My research, publications and teaching, since I received my first position at the Hebrew University in 1995, focus on the neo-institutional cornerstones of comparative politics: political parties and party systems, on the one hand, and elections and electoral systems, on the other. My third, and more recent, area of specialization is legislative studies. My goal has always been to transcend the disciplinary divide between my three chosen fields of specialization.
Underpinning my academic work over the last 20+ years is my belief in comparative analytical research. My research is largely comparative in nature, and partially Israel-focused, both sides of which strengthen the other. My study of Israeli politics is guided by the fact that I do not believe in the axiom of Israeli exceptionalism. In my publications, I attempt to place the constantly developing Israeli case into either a comparative or a theoretical framework. Moreover, I strive to introduce the Israeli case into collaborative international academic projects, where it can both benefit from and be of benefit to scholars.
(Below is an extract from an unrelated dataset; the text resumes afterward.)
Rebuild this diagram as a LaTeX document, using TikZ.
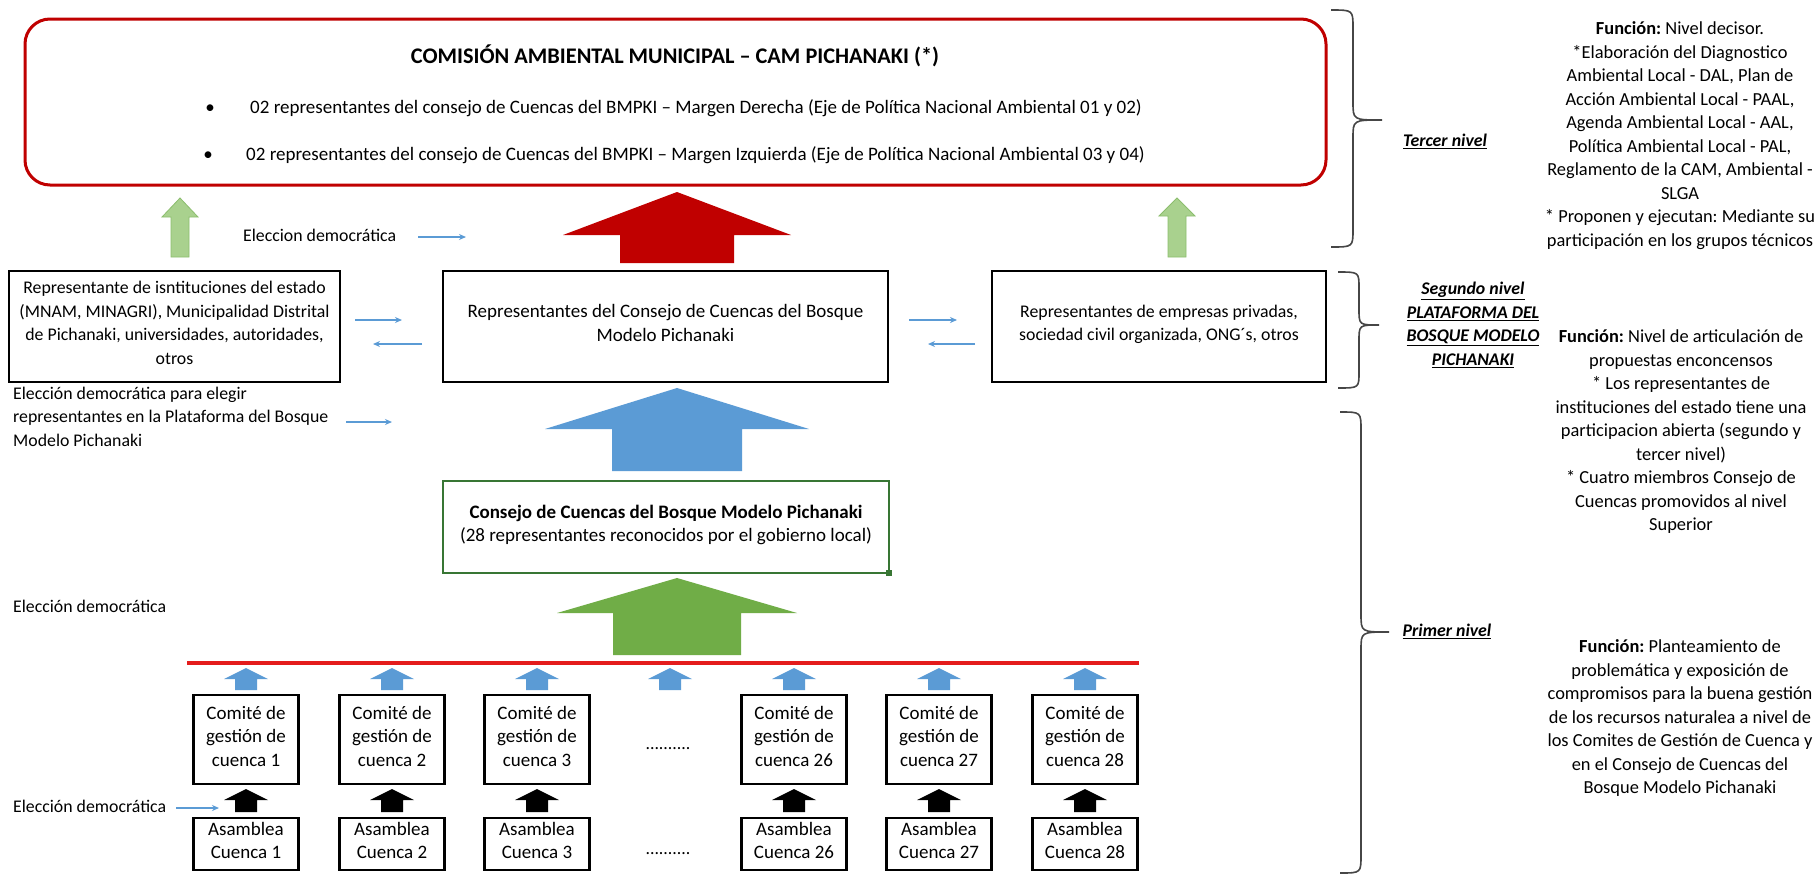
\documentclass[tikz,border=0pt]{standalone}
\usepackage{fontspec}
\setmainfont{Carlito}
\usetikzlibrary{arrows.meta}
\frenchspacing
\definecolor{camred}{RGB}{192,0,0}
\definecolor{lgreen}{RGB}{169,209,142}
\definecolor{lgreenedge}{RGB}{140,190,110}
\definecolor{ablue}{RGB}{91,155,213}
\definecolor{agreen}{RGB}{112,173,71}
\definecolor{boxgreen}{RGB}{56,118,52}
\definecolor{linered}{RGB}{228,28,28}
\definecolor{bracegray}{RGB}{70,70,70}
\newcommand\bodyfont{\fontsize{17.8}{23.5}\selectfont}
\newcommand\bigbodyfont{\fontsize{19}{23.5}\selectfont}
\newcommand\funcfont{\fontsize{18.4}{23.5}\selectfont}
\newcommand\titlefont{\fontsize{22.3}{27}\selectfont\bfseries}
% block arrow pointing up: style, cx, apex y, shoulder y, bottom y, head half width, shaft half width
\newcommand\blockup[7]{%
  \path[#1] (#2,#3) -- ({#2+#6},#4) -- ({#2+#7},#4) -- ({#2+#7},#5) -- ({#2-#7},#5) -- ({#2-#7},#4) -- ({#2-#6},#4) -- cycle;}
% right curly brace: end x, spine x, tip x, top y, tip y, bottom y, radius
\newcommand\levelbrace[7]{%
  \draw[bracestyle] (#1,#4) .. controls (#2,#4) .. (#2,{#4+#7}) -- (#2,{#5-#7}) .. controls (#2,#5) .. (#3,#5) .. controls (#2,#5) .. (#2,{#5+#7}) -- (#2,{#6-#7}) .. controls (#2,#6) .. (#1,#6);}
\begin{document}
\begin{tikzpicture}[x=1pt,y=-1pt,
  every node/.style={inner sep=0pt, font=\bodyfont, text=black},
  txt/.style={align=center, execute at begin node=\strut, execute at end node=\strut},
  box/.style={txt, draw=black, line width=2.5pt},
  bigbox/.style={box, font=\bigbodyfont},
  lbl/.style={txt, font=\bodyfont\bfseries\itshape},
  functxt/.style={txt, font=\funcfont},
  thinarr/.style={draw=ablue, line width=1.2pt, -{Stealth[length=7pt,width=6pt]}},
  bracestyle/.style={draw=bracegray, line width=1.6pt},
  lgreenarrow/.style={fill=lgreen, draw=lgreenedge, line width=0.8pt},
  redarrow/.style={fill=camred},
  bluearrow/.style={fill=ablue},
  greenarrow/.style={fill=agreen},
  blackarrow/.style={fill=black}]
\fill[white] (0,0) rectangle (1816,884);
\useasboundingbox (0,0) rectangle (1816,884);

% ---------- third level ----------
\node[draw=camred, line width=3pt, rounded corners=25pt, minimum width=1301pt, minimum height=166pt] (cam) at (675.5,102) {};
\node[txt, font=\titlefont] (camtitle) at (675,58) {COMISIÓN AMBIENTAL MUNICIPAL – CAM PICHANAKI (*)};
\node[txt, font=\bigbodyfont] (bul1) at (210,109) {•};
\node[txt, font=\bigbodyfont, anchor=west] (item1) at (250,109) {02 representantes del consejo de Cuencas del BMPKI – Margen Derecha (Eje de Política Nacional Ambiental 01 y 02)};
\node[txt, font=\bigbodyfont] (bul2) at (208,156) {•};
\node[txt, font=\bigbodyfont, anchor=west] (item2) at (246,156) {02 representantes del consejo de Cuencas del BMPKI – Margen Izquierda (Eje de Política Nacional Ambiental 03 y 04)};

\blockup{lgreenarrow}{180}{198}{217}{257}{18}{9}
\blockup{lgreenarrow}{1177}{198}{216}{257}{18}{9}
\blockup{redarrow}{677}{192}{235}{263}{114}{57}

\node[txt, anchor=west] (elec1) at (243,237) {Eleccion democrática};
\coordinate (e1a) at (418,237);
\coordinate (e1b) at (466,237);
\draw[thinarr] (e1a) -- (e1b);

% ---------- second level ----------
\node[box, minimum width=331pt, minimum height=111pt] (inst) at (174.5,326.5) {Representante de isntituciones del estado\\(MNAM, MINAGRI), Municipalidad Distrital\\de Pichanaki, universidades, autoridades,\\otros};
\node[bigbox, minimum width=445pt, minimum height=111pt] (mid) at (665.5,326.5) {Representantes del Consejo de Cuencas del Bosque\\Modelo Pichanaki};
\node[box, minimum width=334pt, minimum height=111pt] (priv) at (1159,326.5) {Representantes de empresas privadas,\\sociedad civil organizada, ONG´s, otros};

\coordinate (a1s) at (355,320); \coordinate (a1e) at (402,320);
\coordinate (a2s) at (422,344); \coordinate (a2e) at (373,344);
\coordinate (a3s) at (909,320); \coordinate (a3e) at (957,320);
\coordinate (a4s) at (975,344); \coordinate (a4e) at (928,344);
\draw[thinarr] (a1s) -- (a1e);
\draw[thinarr] (a2s) -- (a2e);
\draw[thinarr] (a3s) -- (a3e);
\draw[thinarr] (a4s) -- (a4e);

\node[txt, align=left, anchor=west] (elec2) at (13,420) {Elección democrática para elegir\\representantes en la Plataforma del Bosque\\Modelo Pichanaki};
\coordinate (e2a) at (346,422);
\coordinate (e2b) at (392,422);
\draw[thinarr] (e2a) -- (e2b);

\blockup{bluearrow}{677}{388}{429}{471}{132}{65}

% ---------- first level ----------
\node[bigbox, draw=boxgreen, line width=2pt, minimum width=446pt, minimum height=92pt] (consejo) at (666,527) {\textbf{Consejo de Cuencas del Bosque Modelo Pichanaki}\\(28 representantes reconocidos por el gobierno local)};
\fill[boxgreen] (886,570) rectangle (892,576);

\node[txt, anchor=west] (elec3) at (13,608) {Elección democrática};

\blockup{greenarrow}{677}{578}{613}{655}{120}{64}

\coordinate (rl1) at (187,663);
\coordinate (rl2) at (1139,663);
\draw[linered, line width=3.5pt] (rl1) -- (rl2);

\foreach \c/\n in {246/1, 392/2, 537/3, 794/26, 939/27, 1085/28} {
  \node[bigbox, minimum width=105pt, minimum height=89pt] (com\n) at (\c,739.5) {Comité de\\gestión de\\cuenca \n};
  \node[bigbox, minimum width=105pt, minimum height=52pt] (asa\n) at (\c,844) {Asamblea\\Cuenca \n};
  \blockup{bluearrow}{\c}{668}{679}{690}{22}{11}
  \blockup{blackarrow}{\c}{789}{800}{812}{22}{11}
}
\blockup{bluearrow}{670}{668}{679}{690}{22}{11}
\node[txt] (dots1) at (668,745) {..........};
\node[txt] (dots2) at (668,850) {..........};

\node[txt, anchor=west] (elec4) at (13,808) {Elección democrática};
\coordinate (e4a) at (176,808);
\coordinate (e4b) at (219,808);
\draw[thinarr] (e4a) -- (e4b);

% ---------- braces and labels ----------
\levelbrace{1331}{1353}{1382}{10}{120}{247}{18}
\levelbrace{1338}{1359}{1379}{272}{325}{388}{16}
\levelbrace{1340}{1361}{1389}{412}{632}{873}{18}

\node[lbl] (l3) at (1445,142) {\underline{Tercer nivel}};
\node[lbl] (l2) at (1473,327.5) {\underline{Segundo nivel}\\\underline{PLATAFORMA DEL}\\\underline{BOSQUE MODELO}\\\underline{PICHANAKI}};
\node[lbl] (l1) at (1447,632) {\underline{Primer nivel}};

\node[functxt] (f3) at (1680,137.5) {\textbf{Función:} Nivel decisor.\\{*}Elaboración del Diagnostico\\Ambiental Local - DAL, Plan de\\Acción Ambiental Local - PAAL,\\Agenda Ambiental Local - AAL,\\Política Ambiental Local - PAL,\\Reglamento de la CAM, Ambiental -\\SLGA\\{*} Proponen y ejecutan: Mediante su\\participación en los grupos técnicos};
\node[functxt] (f2) at (1681,434) {\textbf{Función:} Nivel de articulación de\\propuestas enconcensos\\{*} Los representantes de\\instituciones del estado tiene una\\participacion abierta (segundo y\\tercer nivel)\\{*} Cuatro miembros Consejo de\\Cuencas promovidos al nivel\\Superior};
\node[functxt] (f1) at (1680,720.5) {\textbf{Función:} Planteamiento de\\problemática y exposición de\\compromisos para la buena gestión\\de los recursos naturalea a nivel de\\los Comites de Gestión de Cuenca y\\en el Consejo de Cuencas del\\Bosque Modelo Pichanaki};
\end{tikzpicture}
\end{document}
My current research, funded by the Israel Science Foundation (ISF), is on the adoption and political consequences of the constructive vote of no-confidence. This mechanism, meant to stabilize parliamentary democracies, exists in only six countries. My research team is looking at the historical reasons for the adoption of this mechanism in Germany in the 1940s, Spain in the 1970s, Belgium, Hungary, Poland and Slovenia in the 1990s, and Israel in 2015. The second stage of the research will look at the political ramifications of this mechanism, and if it indeed makes the transition to, or multi-party nature of, parliamentary democracies more stable.